Serb security forces, however, have set up checkpoints at the roads leading to the village, reinforcing their presence in the area around Presevo, an AFP reporter at the scene said.
On Sunday, two rebels - Agim Halimi and Ylber Shaqiri - were killed in "sporadic" clashes around Oraovica, their families said.
Shaqiri is a relative of Mustapha Shaqiri, better known under his nom de guerre "commander Shpetimi," one of the leaders of the LAPMB, who have been fighting Belgrade for more than a year.
The United Nations High Commissioner for Refugees (UNHCR) said in Pristina Monday that about 550 Albanians had fled the southern Serbian region around Presevo over the weekend.
The displaced arrived on Sunday and Monday to the region around the Kosovo town of Gnjilane, Astrid Van Genderen Stort, the UNHCR spokeswoman said.
On Saturday, a 12-year-old boy was shot dead and his sister seriously injured in fighting near Oraovica, situated just outside the buffer zone established around Kosovo after NATO's 1999 bombing of Yugoslavia.

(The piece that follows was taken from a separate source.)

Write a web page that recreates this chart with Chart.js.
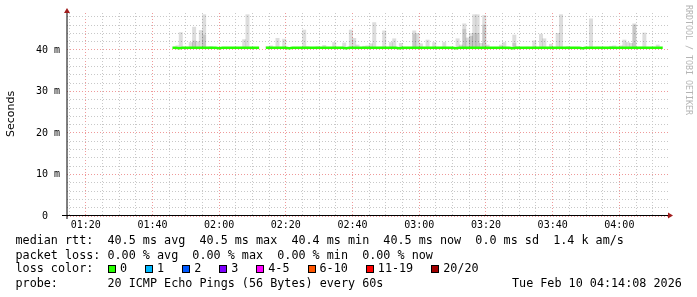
<!DOCTYPE html>
<html>
<head>
<meta charset="utf-8">
<script src="https://cdn.jsdelivr.net/npm/chart.js@4.4.1/dist/chart.umd.min.js"></script>
<style>
  html, body { margin: 0; padding: 0; background: #fff; }
  canvas { display: block; }
</style>
</head>
<body>
<canvas id="rttChart" width="697" height="297"></canvas>
<script>
// visible time window (clock time)
var axisStart = '01:14:23';
var axisEnd = '04:14:35';

// tick labels
var xTickLabels = ['01:20', '01:40', '02:00', '02:20', '02:40', '03:00', '03:20', '03:40', '04:00'];
var xMinorStep = 5;
var yTickLabels = ['0', '10 m', '20 m', '30 m', '40 m'];
var yTickValues = [0, 10, 20, 30, 40];
var yMinorStep = 2;
var yTop = 48.9;

// median rtt (ms), one value per minute starting at medianStart, null = no data
var medianStart = '01:46';
var medianRtt = [
  40.5, 40.5, 40.4, 40.5, 40.5, 40.5, 40.5, 40.5, 40.5, 40.5,
  40.5, 40.5, 40.5, 40.5, 40.4, 40.5, 40.5, 40.5, 40.5, 40.5,
  40.5, 40.5, 40.5, 40.5, 40.5, 40.5, 40.5, null, 40.5, 40.5,
  40.5, 40.5, 40.5, 40.5, 40.5, 40.4, 40.5, 40.5, 40.5, 40.5,
  40.5, 40.5, 40.5, 40.5, 40.5, 40.5, 40.5, 40.5, 40.5, 40.5,
  40.5, 40.5, 40.4, 40.5, 40.5, 40.5, 40.5, 40.5, 40.5, 40.5,
  40.5, 40.5, 40.5, 40.5, 40.5, 40.5, 40.5, 40.5, 40.4, 40.5,
  40.5, 40.5, 40.5, 40.5, 40.5, 40.5, 40.5, 40.5, 40.5, 40.5,
  40.5, 40.5, 40.5, 40.5, 40.5, 40.4, 40.5, 40.5, 40.5, 40.5,
  40.5, 40.5, 40.5, 40.5, 40.5, 40.5, 40.5, 40.5, 40.5, 40.5,
  40.5, 40.5, 40.4, 40.5, 40.5, 40.5, 40.5, 40.5, 40.5, 40.5,
  40.5, 40.5, 40.5, 40.5, 40.5, 40.5, 40.5, 40.5, 40.5, 40.5,
  40.5, 40.5, 40.5, 40.4, 40.5, 40.5, 40.5, 40.5, 40.5, 40.5,
  40.5, 40.5, 40.5, 40.5, 40.5, 40.5, 40.5, 40.5, 40.5, 40.5,
  40.5, 40.5, 40.5, 40.5, 40.5, 40.5, 40.5, 40.5
];

// smoke: minutes with pings above the median, slowest ping and second band (ms)
var smokeTimes = [
  '01:47', '01:48', '01:51', '01:52', '01:53', '01:54', '01:55', '01:57', '02:07', '02:08',
  '02:14', '02:15', '02:17', '02:19', '02:25', '02:26', '02:29', '02:31', '02:34', '02:37',
  '02:39', '02:40', '02:41', '02:43', '02:44', '02:45', '02:46', '02:48', '02:49', '02:51',
  '02:52', '02:54', '02:58', '02:59', '03:00', '03:02', '03:04', '03:07', '03:11', '03:12',
  '03:13', '03:14', '03:15', '03:16', '03:17', '03:18', '03:19', '03:20', '03:24', '03:25',
  '03:28', '03:29', '03:32', '03:34', '03:36', '03:37', '03:39', '03:41', '03:42', '03:44',
  '03:49', '03:51', '03:53', '03:57', '03:58', '04:00', '04:01', '04:02', '04:03', '04:04',
  '04:06', '04:07', '04:11'
];
var smokeMax = [
  41.0, 44.2, 41.8, 45.5, 42.0, 44.7, 48.5, 40.8, 42.5, 48.5,
  40.8, 41.0, 42.8, 42.6, 44.8, 40.8, 40.8, 41.1, 41.8, 41.7,
  44.8, 42.8, 41.2, 40.9, 41.0, 41.5, 46.6, 40.7, 44.6, 41.8,
  42.7, 41.6, 44.6, 44.0, 41.5, 42.4, 41.8, 41.8, 42.7, 41.2,
  46.3, 42.9, 43.3, 48.5, 48.5, 41.6, 48.3, 41.2, 41.2, 41.8,
  43.6, 40.8, 40.7, 42.2, 43.8, 42.7, 41.4, 44.0, 48.5, 40.8,
  40.7, 47.5, 40.7, 40.9, 41.0, 41.0, 42.4, 41.8, 41.6, 46.3,
  40.7, 44.1, 41.2
];
var smokeInner = [
  null, null, null, 42.2, null, null, 43.6, null, null, null,
  null, null, null, null, null, null, null, null, null, null,
  null, null, null, null, null, null, null, null, null, null,
  null, null, 43.8, null, null, null, null, null, null, null,
  45.0, null, 44.0, 44.0, 44.0, null, 46.0, null, null, null,
  41.6, null, null, null, null, null, null, null, null, null,
  null, null, null, null, null, null, null, null, null, 46.0,
  null, null, null
];

// legend figures
var statNames = ['avg', 'max', 'min', 'now'];
var rttStats = [40.5, 40.5, 40.4, 40.5];
var lossStats = [0, 0, 0, 0];
var rttSd = 0.0;
var amPerSec = 1.4;
var lossLevels = ['0', '1', '2', '3', '4-5', '6-10', '11-19', '20/20'];
var lossColors = ['#26ff00', '#00b8ff', '#0059ff', '#7e00ff', '#ff00ff', '#ff5500', '#ff0000', '#a10000'];
var probeText = '20 ICMP Echo Pings (56 Bytes) every 60s';
var stampText = 'Tue Feb 10 04:14:08 2026';

function toMin(t) {
  var p = t.split(':').map(Number);
  return p[0] * 60 + p[1] + (p[2] || 0) / 60;
}

var firstMin = toMin(medianStart);
var medianPoints = medianRtt.map(function(v, i) { return { x: firstMin + i, y: v }; });
function medianAt(t) {
  var v = medianRtt[toMin(t) - firstMin];
  return v == null ? 40.5 : v;
}
var outerBars = smokeTimes.map(function(t, i) {
  return { x: toMin(t) + 0.5, y: [medianAt(t), smokeMax[i]] };
});
var innerBars = [];
smokeTimes.forEach(function(t, i) {
  if (smokeInner[i] != null) innerBars.push({ x: toMin(t) + 0.5, y: [medianAt(t), smokeInner[i]] });
});

var majorX = xTickLabels.map(toMin);
var mono = '"DejaVu Sans Mono"';

var extras = {
  id: 'rrdExtras',
  afterDraw: function(chart) {
    var ctx = chart.ctx, a = chart.chartArea;
    var y0 = chart.scales.y.getPixelForValue(0);
    ctx.save();

    // axes
    ctx.strokeStyle = '#000';
    ctx.lineWidth = 1;
    ctx.beginPath();
    ctx.moveTo(62, y0 - 0.5);
    ctx.lineTo(a.right + 1, y0 - 0.5);
    ctx.stroke();
    ctx.beginPath();
    ctx.moveTo(a.left, y0 + 3);
    ctx.lineTo(a.left, a.top - 1);
    ctx.stroke();
    ctx.fillStyle = '#a11d1d';
    ctx.beginPath();
    ctx.moveTo(a.right, y0 - 3.5);
    ctx.lineTo(a.right + 5, y0 - 0.5);
    ctx.lineTo(a.right, y0 + 2.5);
    ctx.closePath();
    ctx.fill();
    ctx.beginPath();
    ctx.moveTo(a.left - 3, a.top);
    ctx.lineTo(a.left, a.top - 5);
    ctx.lineTo(a.left + 3, a.top);
    ctx.closePath();
    ctx.fill();

    // y title
    ctx.fillStyle = '#000';
    ctx.font = '11px "DejaVu Sans"';
    ctx.textAlign = 'center';
    ctx.textBaseline = 'middle';
    ctx.save();
    ctx.translate(11, 114);
    ctx.rotate(-Math.PI / 2);
    ctx.fillText('Seconds', 0, 0);
    ctx.restore();

    // watermark
    ctx.save();
    ctx.fillStyle = '#b4b4b4';
    ctx.font = '8.3px ' + mono;
    ctx.textAlign = 'left';
    ctx.translate(688.5, 5);
    ctx.rotate(Math.PI / 2);
    ctx.fillText('RRDTOOL / TOBI OETIKER', 0, 0);
    ctx.restore();

    // legend rows
    ctx.fillStyle = '#000';
    ctx.font = '11.75px ' + mono;
    ctx.textAlign = 'left';
    var rows = [241, 255.5, 269.3, 283.5];
    var rttLine = 'median rtt:  ' + statNames.map(function(n, i) {
      return rttStats[i].toFixed(1) + ' ms ' + n;
    }).join('  ') + '  ' + rttSd.toFixed(1) + ' ms sd  ' + amPerSec.toFixed(1) + ' k am/s';
    var lossLine = 'packet loss: ' + statNames.map(function(n, i) {
      return lossStats[i].toFixed(2) + ' % ' + n;
    }).join('  ');
    ctx.fillText(rttLine, 15.5, rows[0]);
    ctx.fillText(lossLine, 15.5, rows[1]);

    ctx.fillText('loss color:', 15.5, rows[2]);
    var bx = 108;
    lossLevels.forEach(function(lbl, i) {
      ctx.fillStyle = '#000';
      ctx.fillRect(Math.round(bx), 265, 8, 8);
      ctx.fillStyle = lossColors[i];
      ctx.fillRect(Math.round(bx) + 1, 266, 6, 6);
      ctx.fillStyle = '#000';
      ctx.fillText(lbl, bx + 12, rows[2]);
      bx = bx + 12 + ctx.measureText(lbl).width + 18;
    });

    ctx.fillText('probe:       ' + probeText, 15.5, rows[3]);
    ctx.fillText(stampText, 512, rows[3]);
    ctx.restore();
  }
};

var ctx = document.getElementById('rttChart').getContext('2d');
var chart = new Chart(ctx, {
  type: 'line',
  data: {
    datasets: [{
      type: 'line',
      label: 'median rtt',
      data: medianPoints,
      borderColor: '#26ff00',
      borderWidth: 2.5,
      pointRadius: 0,
      spanGaps: false,
      order: 0
    }, {
      type: 'bar',
      label: 'smoke inner',
      data: innerBars,
      backgroundColor: 'rgba(0,0,0,0.1)',
      borderWidth: 0,
      grouped: false,
      barPercentage: 1,
      categoryPercentage: 1,
      order: 1
    }, {
      type: 'bar',
      label: 'smoke',
      data: outerBars,
      backgroundColor: 'rgba(0,0,0,0.135)',
      borderWidth: 0,
      grouped: false,
      barPercentage: 1,
      categoryPercentage: 1,
      order: 2
    }]
  },
  options: {
    responsive: false,
    animation: false,
    layout: { padding: { left: 0, right: 29, top: 13, bottom: 61 } },
    plugins: { legend: { display: false }, tooltip: { enabled: false } },
    scales: {
      x: {
        type: 'linear',
        min: toMin(axisStart),
        max: toMin(axisEnd),
        offset: false,
        afterFit: function(s) { s.height = 20; },
        afterBuildTicks: function(s) {
          var t = [];
          for (var m = Math.ceil(s.min / xMinorStep) * xMinorStep; m <= s.max; m += xMinorStep) t.push({ value: m });
          s.ticks = t;
        },
        border: { display: false, dash: [1, 2] },
        grid: {
          offset: false,
          drawTicks: false,
          color: function(c) {
            return majorX.indexOf(c.tick.value) >= 0 ? '#ef9a9a' : '#c8c8c8';
          }
        },
        ticks: {
          autoSkip: false,
          maxRotation: 0,
          padding: 3,
          color: '#000',
          font: { family: 'DejaVu Sans Mono', size: 10 },
          callback: function(v) {
            var k = majorX.indexOf(v);
            return k >= 0 ? xTickLabels[k] : '';
          }
        }
      },
      y: {
        min: 0,
        max: yTop,
        afterFit: function(s) { s.width = 67; },
        afterBuildTicks: function(s) {
          var t = [];
          for (var v = 0; v <= s.max; v += yMinorStep) t.push({ value: v });
          s.ticks = t;
        },
        border: { display: false, dash: [1, 2] },
        grid: {
          drawTicks: false,
          color: function(c) {
            return yTickValues.indexOf(c.tick.value) >= 0 ? '#ef9a9a' : '#c8c8c8';
          }
        },
        ticks: {
          autoSkip: false,
          padding: 7,
          color: '#000',
          font: { family: 'DejaVu Sans Mono', size: 10 },
          callback: function(v) {
            var k = yTickValues.indexOf(v);
            if (k < 0) return '';
            var s = yTickLabels[k];
            return s.indexOf(' ') >= 0 ? s : s + '  ';
          }
        }
      }
    }
  },
  plugins: [extras]
});
</script>
</body>
</html>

The buffer zone was created after the war in Kosovo to keep Yugoslav troops and KFOR peacekeepers apart. Only lightly armed Serbian police were allowed to enter the five-kilometer (three-mile) wide strip of land.
But the rebels began using the zone as a hiding place to launch hit and run attacks on Serb security forces.
On March 14th, NATO allowed the Yugoslav army to begin progressively moving into the area, but sector B, where the guerillas are based, remains off-limits to the soldiers.
NATO would decide on Monday whether to allow Yugoslav forces back into Sector B.
The LAPMB has been fighting for more than a year for the predominantly Muslim Albanian border area to either win autonomy or be joined to neighboring Kosovo, a U.N.-run Serbian province which is 95% Muslim Albanian.